GOAL OF THE EXERCISE:
Write out all the lines again, precisely as they stand, but without the images.

DATA SHOWN:
┌────────

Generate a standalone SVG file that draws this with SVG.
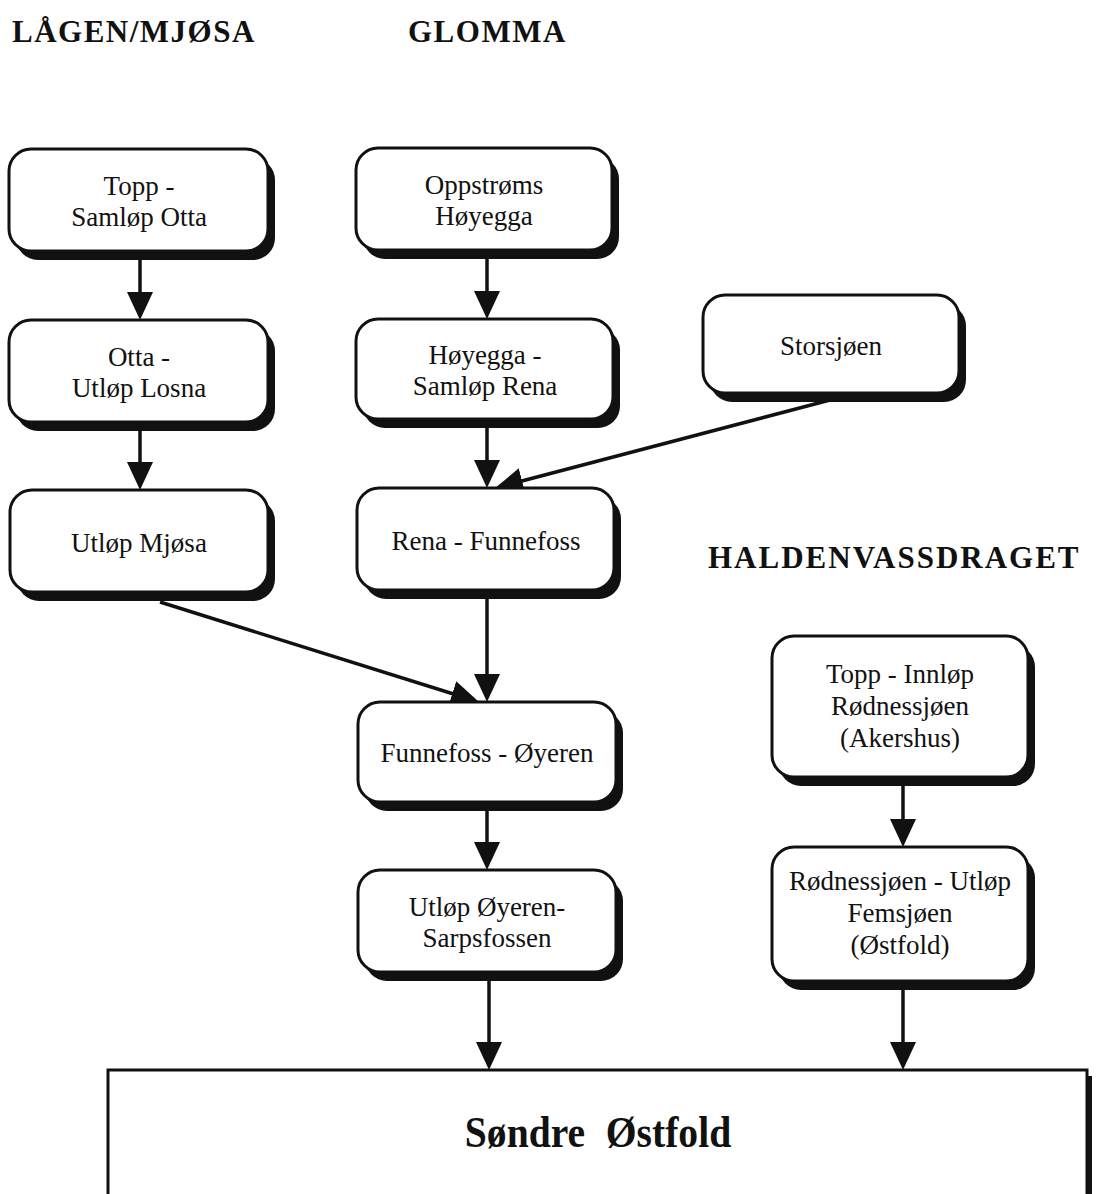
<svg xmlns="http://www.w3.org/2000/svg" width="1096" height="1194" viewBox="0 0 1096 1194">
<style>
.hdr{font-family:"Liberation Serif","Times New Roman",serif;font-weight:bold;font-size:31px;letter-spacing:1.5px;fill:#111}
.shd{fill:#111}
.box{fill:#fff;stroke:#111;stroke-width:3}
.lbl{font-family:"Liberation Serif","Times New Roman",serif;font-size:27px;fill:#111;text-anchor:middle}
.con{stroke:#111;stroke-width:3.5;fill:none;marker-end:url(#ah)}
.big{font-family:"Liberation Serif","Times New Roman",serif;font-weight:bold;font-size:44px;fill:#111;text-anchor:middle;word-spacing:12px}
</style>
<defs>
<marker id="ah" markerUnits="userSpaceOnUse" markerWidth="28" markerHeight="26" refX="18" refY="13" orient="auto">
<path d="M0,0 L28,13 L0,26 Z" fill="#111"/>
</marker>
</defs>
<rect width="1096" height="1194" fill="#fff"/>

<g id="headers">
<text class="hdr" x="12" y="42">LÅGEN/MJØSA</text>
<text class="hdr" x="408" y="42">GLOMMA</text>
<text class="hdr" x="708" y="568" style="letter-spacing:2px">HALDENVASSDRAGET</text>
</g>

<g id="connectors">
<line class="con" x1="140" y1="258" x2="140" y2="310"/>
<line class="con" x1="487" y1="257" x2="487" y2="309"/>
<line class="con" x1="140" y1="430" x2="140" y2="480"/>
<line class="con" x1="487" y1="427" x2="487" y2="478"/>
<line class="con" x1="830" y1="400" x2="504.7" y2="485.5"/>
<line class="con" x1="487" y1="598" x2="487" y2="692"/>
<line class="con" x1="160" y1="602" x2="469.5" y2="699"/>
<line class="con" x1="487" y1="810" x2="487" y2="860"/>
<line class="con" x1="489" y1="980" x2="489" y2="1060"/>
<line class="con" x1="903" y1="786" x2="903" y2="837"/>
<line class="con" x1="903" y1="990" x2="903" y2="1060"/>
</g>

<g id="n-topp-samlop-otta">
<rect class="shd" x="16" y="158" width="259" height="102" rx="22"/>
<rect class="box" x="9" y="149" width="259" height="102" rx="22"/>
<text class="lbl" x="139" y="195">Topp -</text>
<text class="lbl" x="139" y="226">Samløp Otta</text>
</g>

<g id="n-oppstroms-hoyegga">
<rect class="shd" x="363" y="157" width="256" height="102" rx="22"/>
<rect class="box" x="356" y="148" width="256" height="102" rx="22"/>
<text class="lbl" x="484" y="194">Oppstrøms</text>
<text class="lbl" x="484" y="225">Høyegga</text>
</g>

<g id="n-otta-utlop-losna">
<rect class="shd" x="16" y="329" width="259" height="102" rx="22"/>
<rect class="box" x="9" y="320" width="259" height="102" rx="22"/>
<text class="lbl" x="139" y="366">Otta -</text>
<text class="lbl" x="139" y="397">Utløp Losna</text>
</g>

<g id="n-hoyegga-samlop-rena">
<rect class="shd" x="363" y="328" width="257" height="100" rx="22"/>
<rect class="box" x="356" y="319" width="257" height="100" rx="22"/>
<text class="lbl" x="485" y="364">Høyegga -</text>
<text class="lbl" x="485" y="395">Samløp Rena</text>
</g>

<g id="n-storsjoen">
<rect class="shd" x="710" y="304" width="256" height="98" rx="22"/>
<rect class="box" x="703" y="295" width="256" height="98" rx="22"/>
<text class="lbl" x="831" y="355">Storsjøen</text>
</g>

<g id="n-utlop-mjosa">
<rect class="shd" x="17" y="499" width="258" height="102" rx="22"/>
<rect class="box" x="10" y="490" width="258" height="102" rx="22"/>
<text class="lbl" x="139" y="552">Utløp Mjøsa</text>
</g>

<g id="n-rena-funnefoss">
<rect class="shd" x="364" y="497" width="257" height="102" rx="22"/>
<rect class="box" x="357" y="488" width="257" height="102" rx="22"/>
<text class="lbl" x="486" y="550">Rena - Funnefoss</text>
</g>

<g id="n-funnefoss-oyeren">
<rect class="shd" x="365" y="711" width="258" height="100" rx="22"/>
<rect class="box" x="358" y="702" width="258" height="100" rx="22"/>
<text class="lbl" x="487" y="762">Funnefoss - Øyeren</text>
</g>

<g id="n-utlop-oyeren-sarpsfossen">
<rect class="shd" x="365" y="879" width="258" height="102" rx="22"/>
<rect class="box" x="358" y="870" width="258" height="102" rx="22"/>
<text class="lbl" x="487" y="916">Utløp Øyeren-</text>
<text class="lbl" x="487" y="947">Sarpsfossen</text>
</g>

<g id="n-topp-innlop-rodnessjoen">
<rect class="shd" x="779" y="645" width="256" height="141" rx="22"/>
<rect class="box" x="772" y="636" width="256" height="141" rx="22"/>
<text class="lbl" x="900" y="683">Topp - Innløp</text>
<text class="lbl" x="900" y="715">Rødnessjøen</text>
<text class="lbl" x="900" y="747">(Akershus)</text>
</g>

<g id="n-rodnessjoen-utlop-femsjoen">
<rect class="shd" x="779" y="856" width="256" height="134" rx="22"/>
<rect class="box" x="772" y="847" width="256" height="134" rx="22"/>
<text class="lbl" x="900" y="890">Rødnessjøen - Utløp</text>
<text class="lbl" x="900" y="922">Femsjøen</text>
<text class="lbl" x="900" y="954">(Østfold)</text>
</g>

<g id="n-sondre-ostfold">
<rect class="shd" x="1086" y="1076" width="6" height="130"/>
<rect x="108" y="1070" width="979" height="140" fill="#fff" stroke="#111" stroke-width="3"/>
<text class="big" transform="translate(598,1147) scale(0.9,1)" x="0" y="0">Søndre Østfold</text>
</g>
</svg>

└────────

OUTPUT BELOW:
Generate a standalone SVG file that draws this with SVG.
<svg xmlns="http://www.w3.org/2000/svg" width="1096" height="1194" viewBox="0 0 1096 1194">
<style>
.hdr{font-family:"Liberation Serif","Times New Roman",serif;font-weight:bold;font-size:31px;letter-spacing:1.5px;fill:#111}
.shd{fill:#111}
.box{fill:#fff;stroke:#111;stroke-width:3}
.lbl{font-family:"Liberation Serif","Times New Roman",serif;font-size:27px;fill:#111;text-anchor:middle}
.con{stroke:#111;stroke-width:3.5;fill:none;marker-end:url(#ah)}
.big{font-family:"Liberation Serif","Times New Roman",serif;font-weight:bold;font-size:44px;fill:#111;text-anchor:middle;word-spacing:12px}
</style>
<defs>
<marker id="ah" markerUnits="userSpaceOnUse" markerWidth="28" markerHeight="26" refX="18" refY="13" orient="auto">
<path d="M0,0 L28,13 L0,26 Z" fill="#111"/>
</marker>
</defs>
<rect width="1096" height="1194" fill="#fff"/>

<g id="headers">
<text class="hdr" x="12" y="42">LÅGEN/MJØSA</text>
<text class="hdr" x="408" y="42">GLOMMA</text>
<text class="hdr" x="708" y="568" style="letter-spacing:2px">HALDENVASSDRAGET</text>
</g>

<g id="connectors">
<line class="con" x1="140" y1="258" x2="140" y2="310"/>
<line class="con" x1="487" y1="257" x2="487" y2="309"/>
<line class="con" x1="140" y1="430" x2="140" y2="480"/>
<line class="con" x1="487" y1="427" x2="487" y2="478"/>
<line class="con" x1="830" y1="400" x2="504.7" y2="485.5"/>
<line class="con" x1="487" y1="598" x2="487" y2="692"/>
<line class="con" x1="160" y1="602" x2="469.5" y2="699"/>
<line class="con" x1="487" y1="810" x2="487" y2="860"/>
<line class="con" x1="489" y1="980" x2="489" y2="1060"/>
<line class="con" x1="903" y1="786" x2="903" y2="837"/>
<line class="con" x1="903" y1="990" x2="903" y2="1060"/>
</g>

<g id="n-topp-samlop-otta">
<rect class="shd" x="16" y="158" width="259" height="102" rx="22"/>
<rect class="box" x="9" y="149" width="259" height="102" rx="22"/>
<text class="lbl" x="139" y="195">Topp -</text>
<text class="lbl" x="139" y="226">Samløp Otta</text>
</g>

<g id="n-oppstroms-hoyegga">
<rect class="shd" x="363" y="157" width="256" height="102" rx="22"/>
<rect class="box" x="356" y="148" width="256" height="102" rx="22"/>
<text class="lbl" x="484" y="194">Oppstrøms</text>
<text class="lbl" x="484" y="225">Høyegga</text>
</g>

<g id="n-otta-utlop-losna">
<rect class="shd" x="16" y="329" width="259" height="102" rx="22"/>
<rect class="box" x="9" y="320" width="259" height="102" rx="22"/>
<text class="lbl" x="139" y="366">Otta -</text>
<text class="lbl" x="139" y="397">Utløp Losna</text>
</g>

<g id="n-hoyegga-samlop-rena">
<rect class="shd" x="363" y="328" width="257" height="100" rx="22"/>
<rect class="box" x="356" y="319" width="257" height="100" rx="22"/>
<text class="lbl" x="485" y="364">Høyegga -</text>
<text class="lbl" x="485" y="395">Samløp Rena</text>
</g>

<g id="n-storsjoen">
<rect class="shd" x="710" y="304" width="256" height="98" rx="22"/>
<rect class="box" x="703" y="295" width="256" height="98" rx="22"/>
<text class="lbl" x="831" y="355">Storsjøen</text>
</g>

<g id="n-utlop-mjosa">
<rect class="shd" x="17" y="499" width="258" height="102" rx="22"/>
<rect class="box" x="10" y="490" width="258" height="102" rx="22"/>
<text class="lbl" x="139" y="552">Utløp Mjøsa</text>
</g>

<g id="n-rena-funnefoss">
<rect class="shd" x="364" y="497" width="257" height="102" rx="22"/>
<rect class="box" x="357" y="488" width="257" height="102" rx="22"/>
<text class="lbl" x="486" y="550">Rena - Funnefoss</text>
</g>

<g id="n-funnefoss-oyeren">
<rect class="shd" x="365" y="711" width="258" height="100" rx="22"/>
<rect class="box" x="358" y="702" width="258" height="100" rx="22"/>
<text class="lbl" x="487" y="762">Funnefoss - Øyeren</text>
</g>

<g id="n-utlop-oyeren-sarpsfossen">
<rect class="shd" x="365" y="879" width="258" height="102" rx="22"/>
<rect class="box" x="358" y="870" width="258" height="102" rx="22"/>
<text class="lbl" x="487" y="916">Utløp Øyeren-</text>
<text class="lbl" x="487" y="947">Sarpsfossen</text>
</g>

<g id="n-topp-innlop-rodnessjoen">
<rect class="shd" x="779" y="645" width="256" height="141" rx="22"/>
<rect class="box" x="772" y="636" width="256" height="141" rx="22"/>
<text class="lbl" x="900" y="683">Topp - Innløp</text>
<text class="lbl" x="900" y="715">Rødnessjøen</text>
<text class="lbl" x="900" y="747">(Akershus)</text>
</g>

<g id="n-rodnessjoen-utlop-femsjoen">
<rect class="shd" x="779" y="856" width="256" height="134" rx="22"/>
<rect class="box" x="772" y="847" width="256" height="134" rx="22"/>
<text class="lbl" x="900" y="890">Rødnessjøen - Utløp</text>
<text class="lbl" x="900" y="922">Femsjøen</text>
<text class="lbl" x="900" y="954">(Østfold)</text>
</g>

<g id="n-sondre-ostfold">
<rect class="shd" x="1086" y="1076" width="6" height="130"/>
<rect x="108" y="1070" width="979" height="140" fill="#fff" stroke="#111" stroke-width="3"/>
<text class="big" transform="translate(598,1147) scale(0.9,1)" x="0" y="0">Søndre Østfold</text>
</g>
</svg>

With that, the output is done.